Rep. Eshoo Celebrates 50 Years of 26th Amendment to Lower Voting Age to 18
WASHINGTON, D.C. – Today, on the 50th anniversary of the 26th Amendment to allow 18 to 20-year-olds to vote, U.S. Rep. Anna G. Eshoo (CA-18) submitted a statement to the Congressional Record to celebrate California’s role in passage and acknowledge hurdles that still stand in the way of young voters.
“This bipartisan 26th Amendment was the culmination of young activists of all political parties and backgrounds coming together to fight for their democratic right,” said Rep. Eshoo. “It was reported that some in Washington called the effort a ‘children’s crusade.’ But those naysayers quickly learned one of Washington’s most important lessons: never doubt America’s youth.”
The 26th Amendment passed through Congress on March 23, 1971. The Amendment gave more than 10 million 18 to 20-year-olds the right to vote.
Rep. Eshoo’s full statement for the Congressional Record is below:
Today, March 23, 2021 marks the 50th anniversary of Congressional passage of the 26th Amendment to the Constitution which extended the right to vote to 18 to 20 year olds. This bipartisan amendment was the culmination of young activists of all political parties and backgrounds coming together to fight for their democratic right.
It was reported that some in Washington called the effort a ‘children’s crusade.’ But those naysayers quickly learned one of Washington’s most important lessons: never doubt America’s youth.
With the proud support of California’s former Members of Congress Don Edwards, Jerry Waldie, Pete McCloskey, Ab Mikva and others, the Amendment passed the House 401 to 19, after Senate approval by a 94 to 0 vote, and gave more than 10 million 18 to 20-year-olds the right to vote.
Since then, youth activism has remained a driving force to address our nation’s biggest issues. The global climate crisis, gun violence and police brutality have sparked worldwide movements for change led by young organizers.
Half a century after Congress passed the 26th Amendment, young voters face many roadblocks to registering to vote and actually being able to cast their ballots.

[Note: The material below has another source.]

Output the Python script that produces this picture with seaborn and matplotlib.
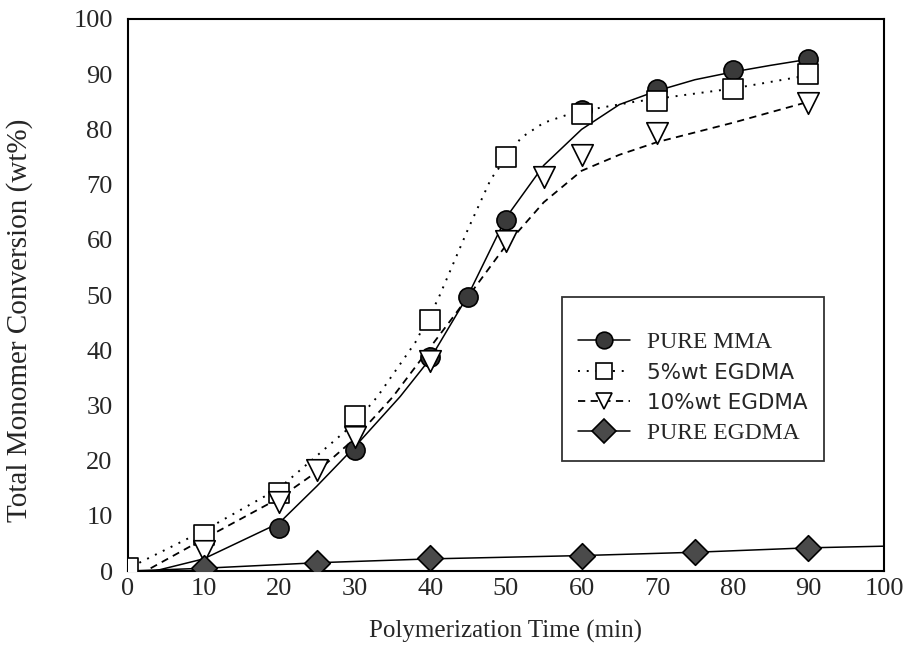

Many young Americans aren’t educated on how to vote or register to vote, face challenges to voting absentee while studying away from home, and face the burden of having to go to class or work on Election Day.
And for young people of color, the challenges are even greater as the overcriminalization of youth leads to adult felony convictions that bar them from voting in many states, fees that must be paid before voting, and arrests for low-level offenses that deter potential voters from showing up to the voting booth.
H.R. 1, the For The People Act, which the House passed this month, would strengthen the 26th Amendment by requiring online voter registration, making absentee ballots more accessible, sending federal funds for colleges and universities to appoint a “campus vote coordinator” to educate students on how they can vote and improve voter participation on campus, and ensure formerly incarcerated individuals have their right to vote restored when they reenter society. The bill also allows 16 and 17 year-olds to pre-register to vote, engaging future voters at a young age to encourage higher participation in the future.
America’s youth are ambassadors to our future. March 23rd is an anniversary to celebrate extraordinary progress made by visionaries whose shoulders we stand on today.